> **WHAT THE EXERCISE ASKS**
Without the pictures, copy all the entries below exactly.

> **EXERCISE MATERIALS**

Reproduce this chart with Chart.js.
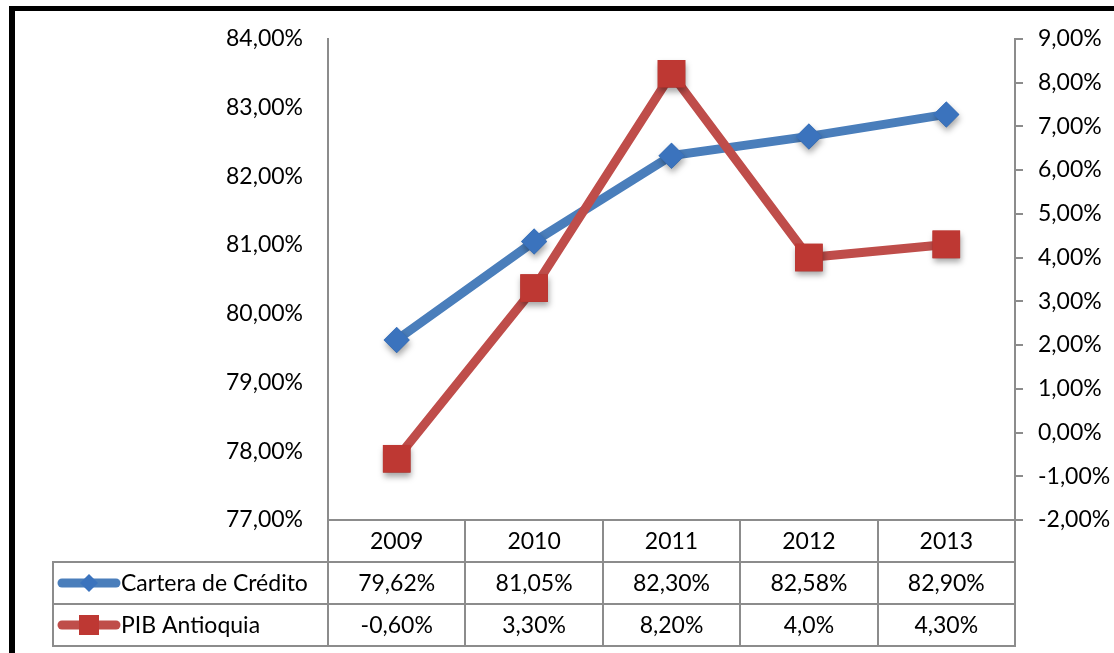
<!DOCTYPE html>
<html>
<head>
<meta charset="utf-8">
<script src="https://cdn.jsdelivr.net/npm/chart.js@4/dist/chart.umd.min.js"></script>
<style>
  html, body { margin: 0; padding: 0; background: #ffffff; }
  #wrap { position: relative; width: 1114px; height: 653px; }
  canvas { display: block; }
</style>
</head>
<body>
<div id="wrap"><canvas id="c" width="1114" height="653"></canvas></div>
<script>
// ---- data ----
const categories = ['2009', '2010', '2011', '2012', '2013'];
const seriesNames = ['Cartera de Crédito', 'PIB Antioquia'];
const carteraValues = [79.62, 81.05, 82.30, 82.58, 82.90];
const pibValues = [-0.60, 3.30, 8.20, 4.0, 4.30];
const carteraTableLabels = ['79,62%', '81,05%', '82,30%', '82,58%', '82,90%'];
const pibTableLabels = ['-0,60%', '3,30%', '8,20%', '4,0%', '4,30%'];
const leftTicks = [77, 78, 79, 80, 81, 82, 83, 84];
const rightTicks = [-2, -1, 0, 1, 2, 3, 4, 5, 6, 7, 8, 9];

const FONT = 'Lato, "Open Sans", sans-serif';
const FSIZE = 23;
const BLUE_LINE = '#4A7EBB';
const BLUE_MARK = '#3B73BD';
const RED_LINE = '#BF4D4A';
const RED_MARK = '#BE3833';
const GRID = '#8C8C8C';

function fmt(v) { return v.toFixed(2).replace('.', ',') + '%'; }

const frame = {
  id: 'frame',
  beforeDraw(chart) {
    const ctx = chart.ctx;
    ctx.save();
    ctx.fillStyle = '#ffffff';
    ctx.fillRect(0, 0, chart.width, chart.height);
    ctx.fillStyle = '#000000';
    ctx.fillRect(9, 6, 6, chart.height - 6);
    ctx.fillRect(9, 6, chart.width - 9, 5);
    ctx.restore();
  }
};

const markerShadow = {
  id: 'markerShadow',
  afterDatasetDraw(chart, args) {
    const ctx = chart.ctx;
    ctx.save();
    ctx.shadowColor = 'rgba(0,0,0,0.35)';
    ctx.shadowBlur = 6;
    ctx.shadowOffsetX = 1;
    ctx.shadowOffsetY = 4;
    args.meta.data.forEach(pt => pt.draw(ctx, chart.chartArea));
    ctx.restore();
  }
};

function drawKey(ctx, x0, x1, y, color, markColor, shape) {
  ctx.save();
  ctx.strokeStyle = color;
  ctx.lineWidth = 9;
  ctx.lineCap = 'round';
  ctx.beginPath();
  ctx.moveTo(x0, y);
  ctx.lineTo(x1, y);
  ctx.stroke();
  const cx = (x0 + x1) / 2;
  ctx.fillStyle = markColor;
  ctx.beginPath();
  if (shape === 'diamond') {
    const r = 9;
    ctx.moveTo(cx - r, y); ctx.lineTo(cx, y - r); ctx.lineTo(cx + r, y); ctx.lineTo(cx, y + r);
    ctx.closePath();
  } else {
    ctx.rect(cx - 10, y - 10, 20, 20);
  }
  ctx.fill();
  ctx.restore();
}

const dataTable = {
  id: 'dataTable',
  afterDraw(chart) {
    const ctx = chart.ctx;
    const area = chart.chartArea;
    const xs = chart.scales.x;
    const n = categories.length;
    const colW = (area.right - area.left) / n;
    const yTop = area.bottom;
    const r1 = yTop + 42, r2 = r1 + 42, r3 = r2 + 42;
    const tblLeft = 53;
    ctx.save();
    ctx.strokeStyle = GRID;
    ctx.lineWidth = 2;
    ctx.beginPath();
    // vertical lines in category columns
    for (let k = 0; k <= n; k++) {
      const x = Math.round(area.left + k * colW);
      ctx.moveTo(x, yTop);
      ctx.lineTo(x, r3);
    }
    // left edge
    ctx.moveTo(tblLeft, r1);
    ctx.lineTo(tblLeft, r3);
    // horizontal lines
    [r1, r2, r3].forEach(y => {
      ctx.moveTo(tblLeft - 1, y);
      ctx.lineTo(area.right + 1, y);
    });
    ctx.stroke();

    ctx.fillStyle = '#000000';
    ctx.font = FSIZE + 'px ' + FONT;
    ctx.textAlign = 'center';
    ctx.textBaseline = 'middle';
    categories.forEach((c, i) => {
      const cx = xs.getPixelForValue(i);
      ctx.fillText(c, cx, (yTop + r1) / 2 + 1);
      ctx.fillText(carteraTableLabels[i], cx, (r1 + r2) / 2 + 1);
      ctx.fillText(pibTableLabels[i], cx, (r2 + r3) / 2 + 1);
    });
    // legend keys
    drawKey(ctx, 62, 116, (r1 + r2) / 2, BLUE_LINE, BLUE_MARK, 'diamond');
    drawKey(ctx, 62, 116, (r2 + r3) / 2, RED_LINE, RED_MARK, 'square');
    ctx.textAlign = 'left';
    ctx.fillStyle = '#000000';
    ctx.fillText(seriesNames[0], 121, (r1 + r2) / 2 + 1);
    ctx.fillText(seriesNames[1], 121, (r2 + r3) / 2 + 1);
    ctx.restore();
  }
};

new Chart(document.getElementById('c'), {
  type: 'line',
  data: {
    labels: categories,
    datasets: [
      {
        label: seriesNames[0],
        data: carteraValues,
        yAxisID: 'y',
        borderColor: BLUE_LINE,
        backgroundColor: BLUE_MARK,
        borderWidth: 9,
        pointStyle: 'rectRot',
        pointRadius: 13,
        pointBackgroundColor: BLUE_MARK,
        pointBorderWidth: 0,
        tension: 0,
        order: 1
      },
      {
        label: seriesNames[1],
        data: pibValues,
        yAxisID: 'y1',
        borderColor: RED_LINE,
        backgroundColor: RED_MARK,
        borderWidth: 9,
        pointStyle: 'rect',
        pointRadius: 19.5,
        pointBackgroundColor: RED_MARK,
        pointBorderWidth: 0,
        tension: 0,
        order: 0
      }
    ]
  },
  options: {
    responsive: false,
    animation: false,
    devicePixelRatio: 1,
    layout: { padding: { top: 38, left: 0, right: 0, bottom: 0 } },
    plugins: {
      legend: { display: false },
      tooltip: { enabled: false },
      title: { display: false }
    },
    scales: {
      x: {
        offset: true,
        grid: { display: false, drawTicks: false },
        border: { display: true, color: GRID, width: 2 },
        ticks: { display: false },
        afterFit(scale) { scale.height = 653 - 520; }
      },
      y: {
        position: 'left',
        min: 77,
        max: 84,
        afterBuildTicks(scale) { scale.ticks = leftTicks.map(v => ({ value: v })); },
        grid: { drawOnChartArea: false, drawTicks: false },
        border: { display: true, color: GRID, width: 2 },
        ticks: {
          color: '#000000',
          padding: 25,
          font: { family: FONT, size: FSIZE },
          callback: v => fmt(v)
        },
        afterFit(scale) { scale.width = 328; }
      },
      y1: {
        position: 'right',
        min: -2,
        max: 9,
        afterBuildTicks(scale) { scale.ticks = rightTicks.map(v => ({ value: v })); },
        grid: { drawOnChartArea: false, drawTicks: true, tickLength: 8, color: GRID, lineWidth: 2 },
        border: { display: true, color: GRID, width: 2 },
        ticks: {
          color: '#000000',
          padding: 15,
          font: { family: FONT, size: FSIZE },
          callback: v => fmt(v)
        },
        afterFit(scale) { scale.width = 1114 - 1015; }
      }
    }
  },
  plugins: [frame, markerShadow, dataTable]
});
</script>
</body>
</html>
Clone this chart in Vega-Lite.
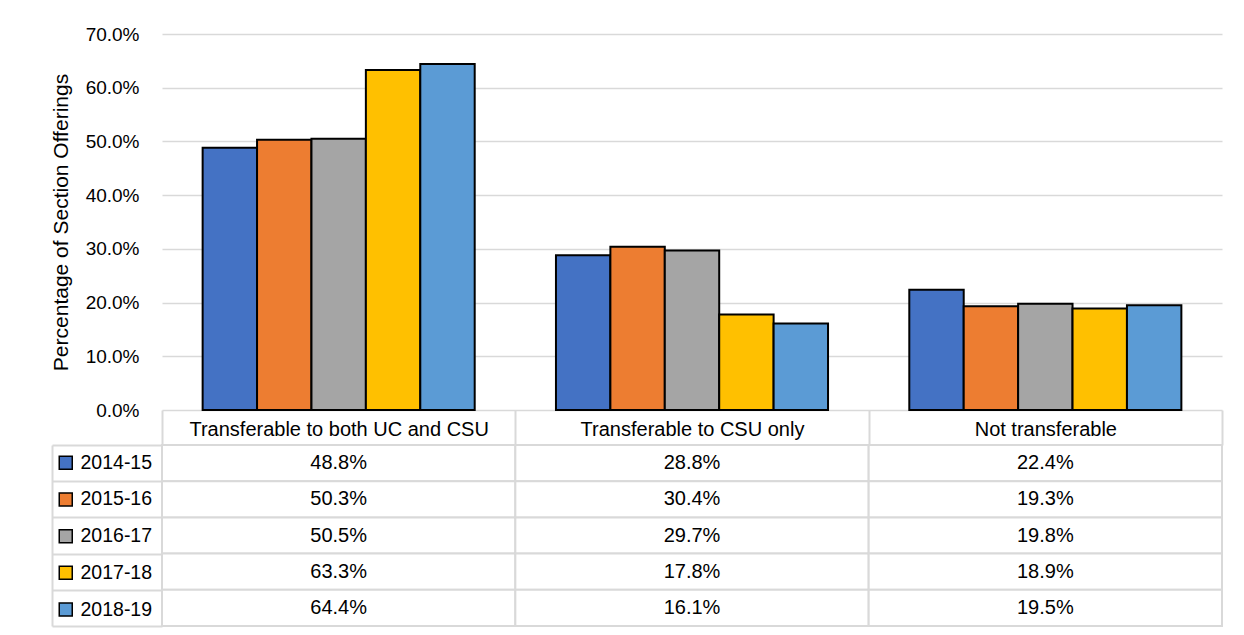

> **THE RESPONSE**
Reproduce this chart with Chart.js.
<!DOCTYPE html>
<html>
<head>
<meta charset="utf-8">
<script src="https://cdn.jsdelivr.net/npm/chart.js@4/dist/chart.umd.min.js"></script>
<style>
  html, body { margin: 0; padding: 0; background: #ffffff; }
  #wrap { position: relative; width: 1114px; height: 653px; }
  canvas { display: block; }
</style>
</head>
<body>
<div id="wrap"><canvas id="c" width="1114" height="653"></canvas></div>
<script>
// ---- data ----
const categories = ['2009', '2010', '2011', '2012', '2013'];
const seriesNames = ['Cartera de Crédito', 'PIB Antioquia'];
const carteraValues = [79.62, 81.05, 82.30, 82.58, 82.90];
const pibValues = [-0.60, 3.30, 8.20, 4.0, 4.30];
const carteraTableLabels = ['79,62%', '81,05%', '82,30%', '82,58%', '82,90%'];
const pibTableLabels = ['-0,60%', '3,30%', '8,20%', '4,0%', '4,30%'];
const leftTicks = [77, 78, 79, 80, 81, 82, 83, 84];
const rightTicks = [-2, -1, 0, 1, 2, 3, 4, 5, 6, 7, 8, 9];

const FONT = 'Lato, "Open Sans", sans-serif';
const FSIZE = 23;
const BLUE_LINE = '#4A7EBB';
const BLUE_MARK = '#3B73BD';
const RED_LINE = '#BF4D4A';
const RED_MARK = '#BE3833';
const GRID = '#8C8C8C';

function fmt(v) { return v.toFixed(2).replace('.', ',') + '%'; }

const frame = {
  id: 'frame',
  beforeDraw(chart) {
    const ctx = chart.ctx;
    ctx.save();
    ctx.fillStyle = '#ffffff';
    ctx.fillRect(0, 0, chart.width, chart.height);
    ctx.fillStyle = '#000000';
    ctx.fillRect(9, 6, 6, chart.height - 6);
    ctx.fillRect(9, 6, chart.width - 9, 5);
    ctx.restore();
  }
};

const markerShadow = {
  id: 'markerShadow',
  afterDatasetDraw(chart, args) {
    const ctx = chart.ctx;
    ctx.save();
    ctx.shadowColor = 'rgba(0,0,0,0.35)';
    ctx.shadowBlur = 6;
    ctx.shadowOffsetX = 1;
    ctx.shadowOffsetY = 4;
    args.meta.data.forEach(pt => pt.draw(ctx, chart.chartArea));
    ctx.restore();
  }
};

function drawKey(ctx, x0, x1, y, color, markColor, shape) {
  ctx.save();
  ctx.strokeStyle = color;
  ctx.lineWidth = 9;
  ctx.lineCap = 'round';
  ctx.beginPath();
  ctx.moveTo(x0, y);
  ctx.lineTo(x1, y);
  ctx.stroke();
  const cx = (x0 + x1) / 2;
  ctx.fillStyle = markColor;
  ctx.beginPath();
  if (shape === 'diamond') {
    const r = 9;
    ctx.moveTo(cx - r, y); ctx.lineTo(cx, y - r); ctx.lineTo(cx + r, y); ctx.lineTo(cx, y + r);
    ctx.closePath();
  } else {
    ctx.rect(cx - 10, y - 10, 20, 20);
  }
  ctx.fill();
  ctx.restore();
}

const dataTable = {
  id: 'dataTable',
  afterDraw(chart) {
    const ctx = chart.ctx;
    const area = chart.chartArea;
    const xs = chart.scales.x;
    const n = categories.length;
    const colW = (area.right - area.left) / n;
    const yTop = area.bottom;
    const r1 = yTop + 42, r2 = r1 + 42, r3 = r2 + 42;
    const tblLeft = 53;
    ctx.save();
    ctx.strokeStyle = GRID;
    ctx.lineWidth = 2;
    ctx.beginPath();
    // vertical lines in category columns
    for (let k = 0; k <= n; k++) {
      const x = Math.round(area.left + k * colW);
      ctx.moveTo(x, yTop);
      ctx.lineTo(x, r3);
    }
    // left edge
    ctx.moveTo(tblLeft, r1);
    ctx.lineTo(tblLeft, r3);
    // horizontal lines
    [r1, r2, r3].forEach(y => {
      ctx.moveTo(tblLeft - 1, y);
      ctx.lineTo(area.right + 1, y);
    });
    ctx.stroke();

    ctx.fillStyle = '#000000';
    ctx.font = FSIZE + 'px ' + FONT;
    ctx.textAlign = 'center';
    ctx.textBaseline = 'middle';
    categories.forEach((c, i) => {
      const cx = xs.getPixelForValue(i);
      ctx.fillText(c, cx, (yTop + r1) / 2 + 1);
      ctx.fillText(carteraTableLabels[i], cx, (r1 + r2) / 2 + 1);
      ctx.fillText(pibTableLabels[i], cx, (r2 + r3) / 2 + 1);
    });
    // legend keys
    drawKey(ctx, 62, 116, (r1 + r2) / 2, BLUE_LINE, BLUE_MARK, 'diamond');
    drawKey(ctx, 62, 116, (r2 + r3) / 2, RED_LINE, RED_MARK, 'square');
    ctx.textAlign = 'left';
    ctx.fillStyle = '#000000';
    ctx.fillText(seriesNames[0], 121, (r1 + r2) / 2 + 1);
    ctx.fillText(seriesNames[1], 121, (r2 + r3) / 2 + 1);
    ctx.restore();
  }
};

new Chart(document.getElementById('c'), {
  type: 'line',
  data: {
    labels: categories,
    datasets: [
      {
        label: seriesNames[0],
        data: carteraValues,
        yAxisID: 'y',
        borderColor: BLUE_LINE,
        backgroundColor: BLUE_MARK,
        borderWidth: 9,
        pointStyle: 'rectRot',
        pointRadius: 13,
        pointBackgroundColor: BLUE_MARK,
        pointBorderWidth: 0,
        tension: 0,
        order: 1
      },
      {
        label: seriesNames[1],
        data: pibValues,
        yAxisID: 'y1',
        borderColor: RED_LINE,
        backgroundColor: RED_MARK,
        borderWidth: 9,
        pointStyle: 'rect',
        pointRadius: 19.5,
        pointBackgroundColor: RED_MARK,
        pointBorderWidth: 0,
        tension: 0,
        order: 0
      }
    ]
  },
  options: {
    responsive: false,
    animation: false,
    devicePixelRatio: 1,
    layout: { padding: { top: 38, left: 0, right: 0, bottom: 0 } },
    plugins: {
      legend: { display: false },
      tooltip: { enabled: false },
      title: { display: false }
    },
    scales: {
      x: {
        offset: true,
        grid: { display: false, drawTicks: false },
        border: { display: true, color: GRID, width: 2 },
        ticks: { display: false },
        afterFit(scale) { scale.height = 653 - 520; }
      },
      y: {
        position: 'left',
        min: 77,
        max: 84,
        afterBuildTicks(scale) { scale.ticks = leftTicks.map(v => ({ value: v })); },
        grid: { drawOnChartArea: false, drawTicks: false },
        border: { display: true, color: GRID, width: 2 },
        ticks: {
          color: '#000000',
          padding: 25,
          font: { family: FONT, size: FSIZE },
          callback: v => fmt(v)
        },
        afterFit(scale) { scale.width = 328; }
      },
      y1: {
        position: 'right',
        min: -2,
        max: 9,
        afterBuildTicks(scale) { scale.ticks = rightTicks.map(v => ({ value: v })); },
        grid: { drawOnChartArea: false, drawTicks: true, tickLength: 8, color: GRID, lineWidth: 2 },
        border: { display: true, color: GRID, width: 2 },
        ticks: {
          color: '#000000',
          padding: 15,
          font: { family: FONT, size: FSIZE },
          callback: v => fmt(v)
        },
        afterFit(scale) { scale.width = 1114 - 1015; }
      }
    }
  },
  plugins: [frame, markerShadow, dataTable]
});
</script>
</body>
</html>
Clone this chart in Vega-Lite.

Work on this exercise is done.